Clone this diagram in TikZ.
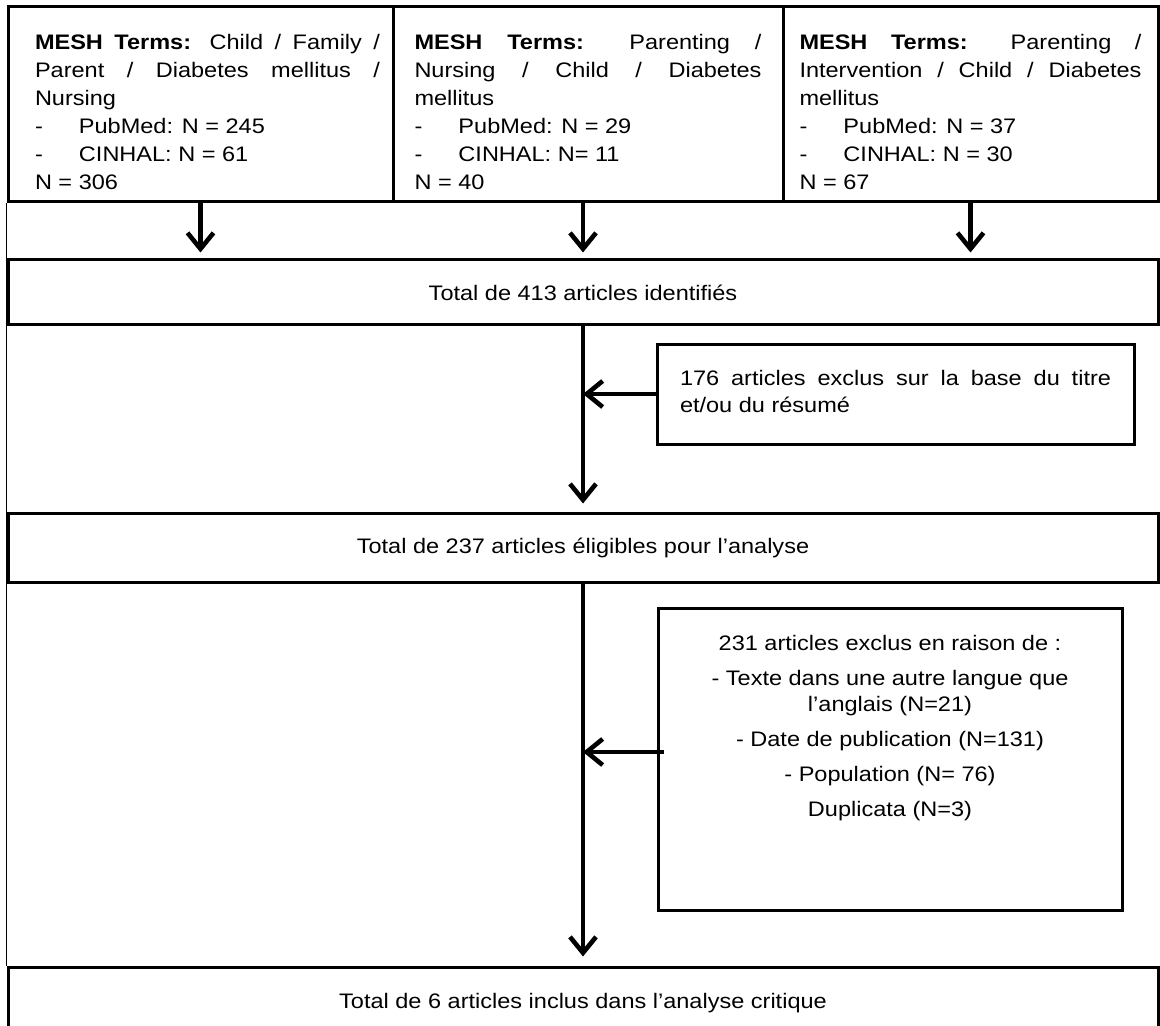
\documentclass[tikz,border=0pt]{standalone}
\usepackage{fontspec}
\setmainfont{Liberation Sans}[FakeStretch=1.12]
\usetikzlibrary{arrows.meta}
\tikzset{
  box/.style={draw, line width=1.5pt, rectangle, inner sep=0pt},
  wide/.style={box, minimum width=575pt},
  arr/.style={line width=2.3pt, -{Straight Barb[length=8pt,width=13pt]}},
  thin/.style={line width=0.8pt},
}
\newcommand{\dashitem}{\makebox[22pt][l]{-}}
\begin{document}
\begin{tikzpicture}[x=0.5pt, y=-0.5pt, font=\fontsize{10.5}{14}\selectfont]
\useasboundingbox (0,0) rectangle (1160,1026);
\clip (0,0) rectangle (1160,1026);
\hyphenpenalty=10000
% top boxes
\node[box, minimum width=192.5pt] (b1) at (200.5,104.5)
  {\hspace*{7pt}\parbox[c][97.5pt][t]{172.5pt}{\rule{0pt}{21.5pt}\textbf{MESH Terms:} Child / Family /\linebreak Parent / Diabetes mellitus /\linebreak Nursing\par
  \dashitem PubMed: N = 245\par
  \dashitem CINHAL: N = 61\par
  N = 306}};
\node[box, minimum width=195pt] (b2) at (588,104.5)
  {\parbox[c][97.5pt][t]{173.5pt}{\rule{0pt}{21.5pt}\textbf{MESH Terms:} Parenting /\linebreak Nursing / Child / Diabetes\linebreak mellitus\par
  \dashitem PubMed: N = 29\par
  \dashitem CINHAL: N= 11\par
  N = 40}};
\node[box, minimum width=187.5pt] (b3) at (970.5,104.5)
  {\parbox[c][97.5pt][t]{171pt}{\rule{0pt}{21.5pt}\textbf{MESH Terms:} Parenting /\linebreak Intervention / Child / Diabetes\linebreak mellitus\par
  \dashitem PubMed: N = 37\par
  \dashitem CINHAL: N = 30\par
  N = 67}};
% totals
\node[wide, minimum height=32.5pt] (t413) at (583,292.5) {Total de 413 articles identifiés};
\node[box, minimum width=238.5pt] (b176) at (895.5,394)
  {\parbox[c][50pt][t]{215.5pt}{\fontsize{10.5}{13.5}\selectfont\rule{0pt}{20.5pt}176 articles exclus sur la base du titre\linebreak et/ou du résumé}};
\node[wide, minimum height=34.5pt] (t237) at (583,547.5) {Total de 237 articles éligibles pour l’analyse};
\node[box, minimum width=232pt] (b231) at (890,759)
  {\parbox[c][151pt][t]{232pt}{\centering\fontsize{10.5}{13}\selectfont\rule{0pt}{21pt}231 articles exclus en raison de :\\[4.5pt]
  - Texte dans une autre langue que\\ l’anglais (N=21)\\[4.5pt]
  - Date de publication (N=131)\\[4.5pt]
  - Population (N= 76)\\[4.5pt]
  Duplicata (N=3)}};
\node[wide, minimum height=36pt] (t6) at (583,1003) {Total de 6 articles inclus dans l’analyse critique};
% connectors
\draw[thin] (b1.south west) -- (t6.north west);
\draw[arr, shorten >=3pt] (b1.south) -- (b1.south |- t413.north);
\draw[arr, shorten >=3pt] (t413.north |- b2.south) -- (t413.north);
\draw[arr, shorten >=3pt] (b3.south) -- (b3.south |- t413.north);
\draw[arr, shorten >=4pt] (t413.south) -- (t237.north);
\draw[arr] (b176.west) -- (b176.west -| t413.south);
\draw[arr, shorten >=4.5pt] (t237.south) -- (t6.north);
\coordinate (s2) at ([xshift=3.5pt,yshift=3.5pt]b231.west);
\draw[arr] (s2) -- (s2 -| t237.south);
\end{tikzpicture}
\end{document}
::::::::
§ EXERCISE AIM
Exclude the images, then output the data above word for word.

§ SOLUTION TO THIS EXERCISE
Clone this diagram in TikZ.
\documentclass[tikz,border=0pt]{standalone}
\usepackage{fontspec}
\setmainfont{Liberation Sans}[FakeStretch=1.12]
\usetikzlibrary{arrows.meta}
\tikzset{
  box/.style={draw, line width=1.5pt, rectangle, inner sep=0pt},
  wide/.style={box, minimum width=575pt},
  arr/.style={line width=2.3pt, -{Straight Barb[length=8pt,width=13pt]}},
  thin/.style={line width=0.8pt},
}
\newcommand{\dashitem}{\makebox[22pt][l]{-}}
\begin{document}
\begin{tikzpicture}[x=0.5pt, y=-0.5pt, font=\fontsize{10.5}{14}\selectfont]
\useasboundingbox (0,0) rectangle (1160,1026);
\clip (0,0) rectangle (1160,1026);
\hyphenpenalty=10000
% top boxes
\node[box, minimum width=192.5pt] (b1) at (200.5,104.5)
  {\hspace*{7pt}\parbox[c][97.5pt][t]{172.5pt}{\rule{0pt}{21.5pt}\textbf{MESH Terms:} Child / Family /\linebreak Parent / Diabetes mellitus /\linebreak Nursing\par
  \dashitem PubMed: N = 245\par
  \dashitem CINHAL: N = 61\par
  N = 306}};
\node[box, minimum width=195pt] (b2) at (588,104.5)
  {\parbox[c][97.5pt][t]{173.5pt}{\rule{0pt}{21.5pt}\textbf{MESH Terms:} Parenting /\linebreak Nursing / Child / Diabetes\linebreak mellitus\par
  \dashitem PubMed: N = 29\par
  \dashitem CINHAL: N= 11\par
  N = 40}};
\node[box, minimum width=187.5pt] (b3) at (970.5,104.5)
  {\parbox[c][97.5pt][t]{171pt}{\rule{0pt}{21.5pt}\textbf{MESH Terms:} Parenting /\linebreak Intervention / Child / Diabetes\linebreak mellitus\par
  \dashitem PubMed: N = 37\par
  \dashitem CINHAL: N = 30\par
  N = 67}};
% totals
\node[wide, minimum height=32.5pt] (t413) at (583,292.5) {Total de 413 articles identifiés};
\node[box, minimum width=238.5pt] (b176) at (895.5,394)
  {\parbox[c][50pt][t]{215.5pt}{\fontsize{10.5}{13.5}\selectfont\rule{0pt}{20.5pt}176 articles exclus sur la base du titre\linebreak et/ou du résumé}};
\node[wide, minimum height=34.5pt] (t237) at (583,547.5) {Total de 237 articles éligibles pour l’analyse};
\node[box, minimum width=232pt] (b231) at (890,759)
  {\parbox[c][151pt][t]{232pt}{\centering\fontsize{10.5}{13}\selectfont\rule{0pt}{21pt}231 articles exclus en raison de :\\[4.5pt]
  - Texte dans une autre langue que\\ l’anglais (N=21)\\[4.5pt]
  - Date de publication (N=131)\\[4.5pt]
  - Population (N= 76)\\[4.5pt]
  Duplicata (N=3)}};
\node[wide, minimum height=36pt] (t6) at (583,1003) {Total de 6 articles inclus dans l’analyse critique};
% connectors
\draw[thin] (b1.south west) -- (t6.north west);
\draw[arr, shorten >=3pt] (b1.south) -- (b1.south |- t413.north);
\draw[arr, shorten >=3pt] (t413.north |- b2.south) -- (t413.north);
\draw[arr, shorten >=3pt] (b3.south) -- (b3.south |- t413.north);
\draw[arr, shorten >=4pt] (t413.south) -- (t237.north);
\draw[arr] (b176.west) -- (b176.west -| t413.south);
\draw[arr, shorten >=4.5pt] (t237.south) -- (t6.north);
\coordinate (s2) at ([xshift=3.5pt,yshift=3.5pt]b231.west);
\draw[arr] (s2) -- (s2 -| t237.south);
\end{tikzpicture}
\end{document}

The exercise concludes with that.